[start DATA]
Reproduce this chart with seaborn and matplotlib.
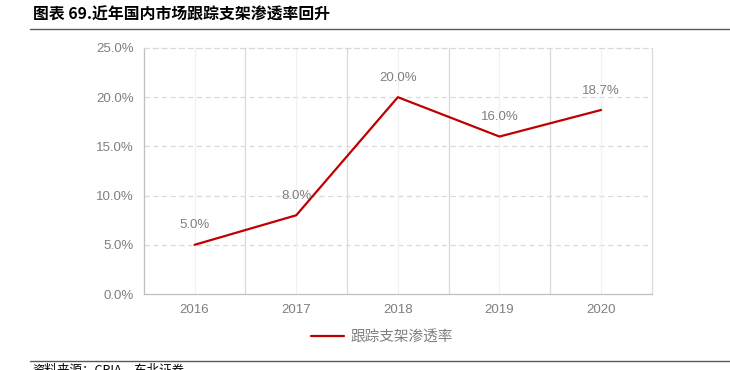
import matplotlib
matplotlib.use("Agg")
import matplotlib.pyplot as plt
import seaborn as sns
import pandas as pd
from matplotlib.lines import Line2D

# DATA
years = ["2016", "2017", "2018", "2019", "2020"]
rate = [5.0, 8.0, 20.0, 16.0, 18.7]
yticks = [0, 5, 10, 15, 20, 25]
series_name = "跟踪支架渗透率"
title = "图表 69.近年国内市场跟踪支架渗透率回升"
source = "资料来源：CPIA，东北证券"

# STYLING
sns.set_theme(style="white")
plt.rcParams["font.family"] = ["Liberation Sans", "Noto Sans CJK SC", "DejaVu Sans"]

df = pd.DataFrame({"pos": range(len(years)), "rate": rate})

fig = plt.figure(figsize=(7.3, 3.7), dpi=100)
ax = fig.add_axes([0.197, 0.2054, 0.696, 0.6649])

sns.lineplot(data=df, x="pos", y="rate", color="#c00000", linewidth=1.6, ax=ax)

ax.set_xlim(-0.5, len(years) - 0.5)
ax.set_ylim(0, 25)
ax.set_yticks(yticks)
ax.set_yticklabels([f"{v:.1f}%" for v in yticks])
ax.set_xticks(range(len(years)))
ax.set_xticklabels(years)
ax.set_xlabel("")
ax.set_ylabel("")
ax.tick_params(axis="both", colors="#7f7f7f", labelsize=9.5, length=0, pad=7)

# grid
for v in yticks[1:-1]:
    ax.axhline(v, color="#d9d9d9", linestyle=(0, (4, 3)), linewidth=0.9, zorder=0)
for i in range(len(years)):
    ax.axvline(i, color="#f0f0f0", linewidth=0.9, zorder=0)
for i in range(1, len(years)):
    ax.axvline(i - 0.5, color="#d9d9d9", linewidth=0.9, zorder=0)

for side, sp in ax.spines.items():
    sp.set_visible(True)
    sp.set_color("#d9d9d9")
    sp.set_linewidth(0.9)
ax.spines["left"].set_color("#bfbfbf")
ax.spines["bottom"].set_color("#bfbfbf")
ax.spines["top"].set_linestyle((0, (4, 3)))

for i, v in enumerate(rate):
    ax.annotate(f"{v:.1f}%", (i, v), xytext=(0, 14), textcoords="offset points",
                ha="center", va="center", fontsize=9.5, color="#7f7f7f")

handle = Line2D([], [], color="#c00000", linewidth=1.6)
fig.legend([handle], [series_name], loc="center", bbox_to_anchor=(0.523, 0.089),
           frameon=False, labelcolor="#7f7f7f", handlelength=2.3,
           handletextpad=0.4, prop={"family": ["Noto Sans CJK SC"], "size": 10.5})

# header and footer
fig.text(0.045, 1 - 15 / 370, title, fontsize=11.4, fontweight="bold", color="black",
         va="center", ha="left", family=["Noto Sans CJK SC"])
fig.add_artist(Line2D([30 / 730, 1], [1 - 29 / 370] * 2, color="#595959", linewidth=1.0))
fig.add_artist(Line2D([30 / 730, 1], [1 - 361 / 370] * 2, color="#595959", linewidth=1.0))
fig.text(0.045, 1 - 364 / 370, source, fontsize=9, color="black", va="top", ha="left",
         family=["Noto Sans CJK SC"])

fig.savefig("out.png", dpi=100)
[end DATA]
§ **SHORT TASK**
Begin at the first line of the material and copy each line exactly through the one containing "from matplotlib.lines import Line2D". Omit pictures.

§ **EXERCISE SOLUTION**
Reproduce this chart with seaborn and matplotlib.
import matplotlib
matplotlib.use("Agg")
import matplotlib.pyplot as plt
import seaborn as sns
import pandas as pd
from matplotlib.lines import Line2D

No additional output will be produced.